19. Make him believe that the grass isn’t greener on the other side of the fence−because it’s not

20. Always be critical of any and all decisions that he makes–make sure he fears taking risks–encourage him to come to you for decisions

21. Convince him to use the pronoun “my” in the fully possessive sense of ownership, e.g., “my time,” “my job,” “my office”–this helps set employee against employee–the essence of divide and conquer

22. Understand that outside of work his world may be full of pleasures and you must make sure he spends the least amount of time there–effectively use micromanagement and workaholism to keep him on the job and critical of his capabilities

23. Encourage him to believe that management knows best and is the only means to the organization’s goals

24. Keep him confused about where he really stands in the ranking–keep him believing he’s toward the bottom of the list and could be a ripe target for layoff

25. Increase his fear−this increases his compliance to do what he’s told

26. Sow seeds of “self-consciousness”–make him believe that he’s not performing to the level of his peers and is the weakest link in the organization

27. Twist his thoughts to your advantage

28. Keep him in line until he grows too old to find another job

29. Defeat his courage, and make him a coward−courage is the building block of empowerment and that’s a threat to management

30. Capitalize on his fatigue−use to management’s advantage in the performance review, i.e., he’s not motivated and thus not a team player

31. His end is not your concern−management shouldn’t have any remorse after a lay-off

As I mentioned earlier the term evil is synonymous with the devil. Consider these 31 points as sort of a primer for evil (or if you prefer: dysfunctional) management developed by the devil. Now you know where dysfunctional, evil, management gets its coaching.
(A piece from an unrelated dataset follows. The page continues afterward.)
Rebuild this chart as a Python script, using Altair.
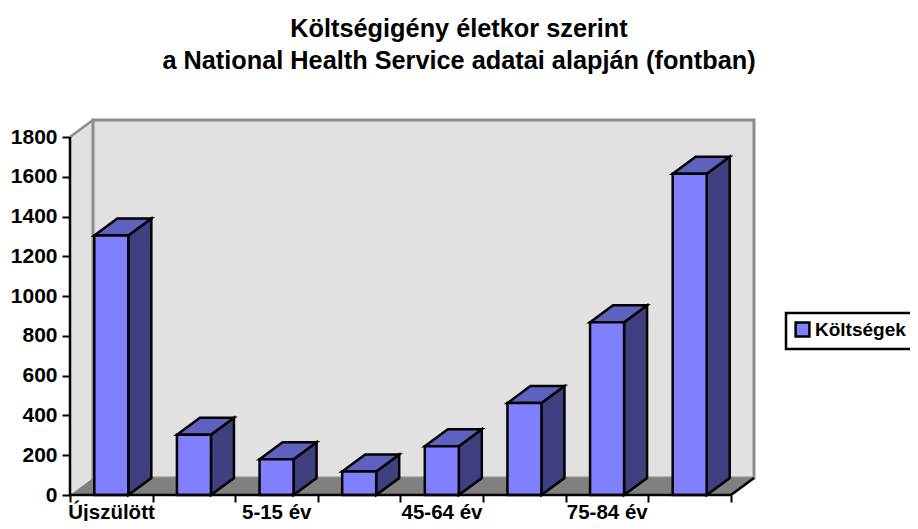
import altair as alt
import pandas as pd
import json

title_lines = ["Költségigény életkor szerint", "a National Health Service adatai alapján (fontban)"]
categories = ["Újszülött", "", "5-15 év", "", "45-64 év", "", "75-84 év", ""]
values = [1305, 303, 180, 118, 245, 462, 868, 1615]
series_name = "Költségek"
y_ticks = [0, 200, 400, 600, 800, 1000, 1200, 1400, 1600, 1800]

FONT = "Liberation Sans"
W, H = 684, 375
N = len(values)
DX = 23 / 82.6          # depth of the 3D box, in category units
DY = 17 / (358 / 1800)  # depth of the 3D box, in value units
BW = 34 / 82.6          # bar width, in category units
YMAX = 1800
xs = alt.Scale(domain=[0, N + DX], nice=False, zero=False)
ys = alt.Scale(domain=[0, YMAX + DY], nice=False, zero=False)

front, side, top = [], [], []
for i, (c, v) in enumerate(zip(categories, values)):
    x0 = i + 0.5 - BW / 2
    x1 = x0 + BW
    front.append(dict(k=i, x=x0, x2=x1, y=v, y2=0, s=series_name))
    side += [dict(k=i, x=x1, y=v, y2=0), dict(k=i, x=x1 + DX, y=v + DY, y2=DY)]
    top += [dict(k=i, x=x0, y=v, y2=v), dict(k=i, x=x0 + DX, y=v + DY, y2=v),
            dict(k=i, x=x1, y=v + DY, y2=v), dict(k=i, x=x1 + DX, y=v + DY, y2=v + DY)]

label_js = json.dumps(categories, ensure_ascii=False)
x_axis = alt.Axis(
    values=list(range(N + 1)), domain=False, grid=False, tickColor="black", tickWidth=2, tickSize=7,
    labelExpr=f"{label_js}[datum.value] || ''", labelOffset=41, labelAngle=0, labelFont=FONT,
    labelFontWeight="bold", labelFontSize=20.5, labelColor="black", labelPadding=0, labelOverlap=False,
    labelBound=False, labelFlush=False, title=None)
y_axis = alt.Axis(
    values=y_ticks, format="d", domain=False, grid=False, tickColor="black", tickWidth=2, tickSize=8,
    labelFont=FONT, labelFontWeight="bold", labelFontSize=21, labelColor="black", labelPadding=5,
    labelOverlap=False, labelBound=False, labelFlush=False, title=None)

X = lambda f="x": alt.X(f"{f}:Q", scale=xs, axis=x_axis)
Y = lambda f="y": alt.Y(f"{f}:Q", scale=ys, axis=y_axis, stack=None)


def area(rows, fill, stroke=None, sw=0):
    kw = dict(fill=fill, strokeWidth=sw, strokeJoin="miter")
    if stroke:
        kw["stroke"] = stroke
    return alt.Chart(pd.DataFrame(rows)).mark_area(**kw).encode(x=X(), y=Y(), y2="y2:Q")


def seg(x1, y1, x2, y2, color, sw):
    return alt.Chart(pd.DataFrame([dict(x=x1, y=y1), dict(x=x2, y=y2)])).mark_line(
        color=color, strokeWidth=sw).encode(x=X(), y=Y())


wall_back = area([dict(x=DX, y=YMAX + DY, y2=DY), dict(x=N + DX, y=YMAX + DY, y2=DY)], "#E1E1E1", "#8C8C8C", 3)
wall_left = area([dict(x=0, y=YMAX, y2=0), dict(x=DX, y=YMAX + DY, y2=DY)], "#E1E1E1")
floor = area([dict(x=0, y=0, y2=0), dict(x=DX, y=DY, y2=0), dict(x=N, y=DY, y2=0), dict(x=N + DX, y=DY, y2=DY)], "#808080")
wall_edge = seg(0, YMAX, DX, YMAX + DY, "#8C8C8C", 2.5)
floor_edge = seg(N, 0, N + DX, DY, "black", 2.5)

sides = area(side, "#404080", "black", 2.5).encode(detail="k:N")
tops = area(top, "#6060C0", "black", 2.5).encode(detail="k:N")
fronts = alt.Chart(pd.DataFrame(front)).mark_bar(stroke="black", strokeWidth=2.5).encode(
    x=X(), x2="x2:Q", y=Y(), y2="y2:Q",
    color=alt.Color("s:N", scale=alt.Scale(range=["#8080FF"]), legend=alt.Legend(
        title=None, orient="none", legendX=716, legendY=193, symbolType="square", symbolSize=190,
        symbolStrokeColor="black", symbolStrokeWidth=2.5, symbolOpacity=1, strokeColor="black",
        fillColor="white", padding=7, labelFont=FONT, labelFontWeight="bold", labelFontSize=19,
        labelColor="black", labelOffset=3)),
)

axis_y = seg(0, 0, 0, YMAX, "black", 2.5)
axis_x = seg(0, 0, N, 0, "black", 2.5)

chart = alt.layer(
    wall_left, wall_back, floor, wall_edge, floor_edge, sides, tops, fronts, axis_y, axis_x
).properties(
    width=W, height=H,
    autosize=alt.AutoSizeParams(type="none"),
    padding={"left": 62, "top": 112, "right": 156, "bottom": 26},
    title=alt.TitleParams(text=title_lines, font=FONT, fontWeight="bold", fontSize=25.3, color="black",
                          anchor="middle", dx=47, offset=40, lineHeight=32),
).configure_view(stroke=None).configure_legend(strokeWidth=2.5)

chart.save("out.html", embed_options={"renderer": "svg", "actions": False})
George Bernard Shaw once said; “A Native American elder once described his own inner struggles in this manner: ‘Inside of me there are two dogs. One of the dogs is mean and evil. The other dog is good. The mean dog fights the good dog all the time.’

“When asked which dog wins, he reflected for a moment and replied, ‘The one I feed the most.’”

Thus anyone in management has the choice to listen to the diabolical ventriloquism and follow the devil’s 31 point prompting or to break from the mold and do exactly the opposite−it’s the old low-road v. high-road decision process.